SET TASK:
Take every line where the string "this" appears and copy it.

## begin TASK MATERIAL

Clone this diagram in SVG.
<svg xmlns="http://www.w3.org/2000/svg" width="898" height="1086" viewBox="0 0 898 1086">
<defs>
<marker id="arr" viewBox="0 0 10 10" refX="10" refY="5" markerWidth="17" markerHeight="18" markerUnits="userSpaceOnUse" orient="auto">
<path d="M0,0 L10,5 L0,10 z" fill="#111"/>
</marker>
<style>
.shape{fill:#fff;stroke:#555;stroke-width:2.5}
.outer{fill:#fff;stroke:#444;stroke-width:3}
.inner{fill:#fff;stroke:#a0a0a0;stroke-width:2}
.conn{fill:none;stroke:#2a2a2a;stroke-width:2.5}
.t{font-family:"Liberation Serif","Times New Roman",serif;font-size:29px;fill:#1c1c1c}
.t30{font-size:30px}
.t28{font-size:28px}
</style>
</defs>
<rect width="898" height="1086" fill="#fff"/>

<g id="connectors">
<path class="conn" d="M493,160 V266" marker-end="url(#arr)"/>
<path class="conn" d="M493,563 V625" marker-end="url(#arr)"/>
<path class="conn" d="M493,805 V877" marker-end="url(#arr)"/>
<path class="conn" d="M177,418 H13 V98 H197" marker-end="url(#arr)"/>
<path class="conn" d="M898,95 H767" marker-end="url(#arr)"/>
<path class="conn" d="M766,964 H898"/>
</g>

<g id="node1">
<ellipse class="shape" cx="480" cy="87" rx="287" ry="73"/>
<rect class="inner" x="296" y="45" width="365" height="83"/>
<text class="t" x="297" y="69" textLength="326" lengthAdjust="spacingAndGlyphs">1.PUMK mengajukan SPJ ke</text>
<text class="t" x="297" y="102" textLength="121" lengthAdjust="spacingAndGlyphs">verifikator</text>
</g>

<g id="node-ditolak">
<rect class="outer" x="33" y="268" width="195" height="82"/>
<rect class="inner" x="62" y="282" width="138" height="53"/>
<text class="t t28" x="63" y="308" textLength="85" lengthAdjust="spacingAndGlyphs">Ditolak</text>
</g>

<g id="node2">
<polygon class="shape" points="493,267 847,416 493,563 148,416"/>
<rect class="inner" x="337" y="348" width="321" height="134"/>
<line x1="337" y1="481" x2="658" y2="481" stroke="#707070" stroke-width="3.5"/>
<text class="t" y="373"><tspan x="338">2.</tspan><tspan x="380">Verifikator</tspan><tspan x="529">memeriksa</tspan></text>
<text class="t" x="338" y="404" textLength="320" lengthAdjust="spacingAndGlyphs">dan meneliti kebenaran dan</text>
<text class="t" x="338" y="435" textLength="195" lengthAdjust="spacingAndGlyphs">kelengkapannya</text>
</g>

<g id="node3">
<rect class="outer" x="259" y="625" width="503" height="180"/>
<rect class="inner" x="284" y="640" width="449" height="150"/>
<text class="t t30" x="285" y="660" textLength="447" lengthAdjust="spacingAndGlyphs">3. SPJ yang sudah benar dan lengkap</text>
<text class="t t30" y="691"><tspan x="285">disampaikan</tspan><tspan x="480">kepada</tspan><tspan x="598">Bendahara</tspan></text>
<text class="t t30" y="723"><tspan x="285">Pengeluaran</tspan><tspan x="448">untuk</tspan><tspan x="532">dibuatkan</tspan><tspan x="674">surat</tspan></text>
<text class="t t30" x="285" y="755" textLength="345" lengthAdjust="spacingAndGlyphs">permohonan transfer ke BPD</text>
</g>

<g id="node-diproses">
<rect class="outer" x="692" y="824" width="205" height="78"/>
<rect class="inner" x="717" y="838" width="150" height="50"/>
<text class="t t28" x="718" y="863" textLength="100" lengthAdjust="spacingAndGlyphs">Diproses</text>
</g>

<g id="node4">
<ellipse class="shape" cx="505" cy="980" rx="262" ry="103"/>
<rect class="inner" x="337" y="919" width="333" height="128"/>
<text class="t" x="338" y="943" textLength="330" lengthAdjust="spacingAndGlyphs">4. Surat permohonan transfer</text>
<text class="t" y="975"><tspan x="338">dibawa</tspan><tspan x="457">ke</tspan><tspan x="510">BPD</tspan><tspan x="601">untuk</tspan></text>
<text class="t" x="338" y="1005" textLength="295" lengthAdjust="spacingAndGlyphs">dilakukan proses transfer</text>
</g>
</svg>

## end TASK MATERIAL
## begin TASK MATERIAL

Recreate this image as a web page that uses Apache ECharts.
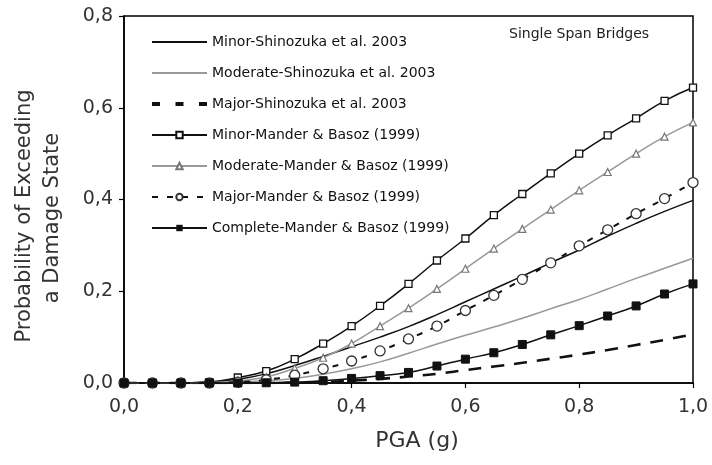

## end TASK MATERIAL

WRITTEN ANSWER:
Clone this diagram in SVG.
Recreate this image as a web page that uses Apache ECharts.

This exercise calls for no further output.